The answer, 'service.'
Also, surfing and meditation and the story of Reb Zusha, a Hasidic Master.
A Jewish Kabbalistic look at death, judgment, and Heavenly Decrees, ultimately who judges us?
Does human life have spiritual veils and what do they hide?
Also discussed is American Zen Buddhism and the two most influential books in American Zen 'Zen Mind, Beginner's Mind' and 'The Three Pillars of Zen.'
From Zen Mind, Beginner Mind, 'The basic teaching of Buddhism is the teaching of transcency or change' and 'That everything changes is the basic truth for each existence.'
What actually determines the quality of our life: is it what we receive from others, or what we give to others?
What is our relationship to Death?
What are we forced to let go of in life and what returns to us in the future?
These explorations build into a final poem Lisa wrote and reads.
Biographies:
Richard Grego is Professor of philosophy and cultural history at FSCJ. His research interests focus on cross cultural themes in religion and science— including philosophy of mind, comparative world religions/world civilizations, and the metaphysical - theological implications of theoretical physics and cosmology. His publications have included studies in the history- philosophy of science and conceptions of nature in the history of western philosophy, as well as cross-cultural perspectives on mind/ consciousness in western philosophy - psychology and the neo-Vedanta Hindu tradition. Prior to his academic career, he was a criminal investigator-polygraph examiner for the Florida Office of the Public Defender and in the private sector Instructor at the Criminal Justice Institute and International Academy of Polygraph Science in Florida, and national Academic Director of the Criminal Defense Investigation Training Council.
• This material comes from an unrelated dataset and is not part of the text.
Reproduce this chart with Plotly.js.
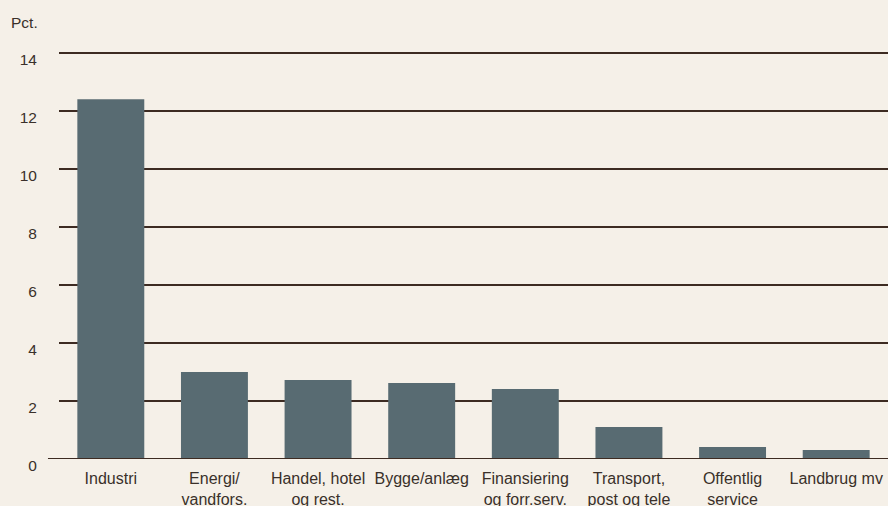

Born in Buffalo, NY, Joel David Lesses has lived in Nepal and Israel, along with hosting Unraveling Religion is a poet expressing the landscape of our existence, capturing the mystical elements of our human being. World religion, poetry, spirituality, meditation, encompassing the makeup of our mind and life. The crux of his own personal journey are the manifestation of questions and answers to his personal koan “What is the matter with me?” which reveals the individual and universal aspects of our inherent and potent creativity. Everything is flux. Everything is poetry. Other passions include the intersection of poetry, spirituality, science and phenomenology shared and disparate in the human experience, and transformative power of self inquiry and introspection through contemplative and meditative practices with a belief that the fundamental transformation of individuals and our collective comes through barreling inward, relentlessly, the question, "Who am I?" or "What am I" or "What is the matter with me?" the latter being his question which after years of examination, shattered a false sense of self, the work of integration of that experience being an ongoing work in progress.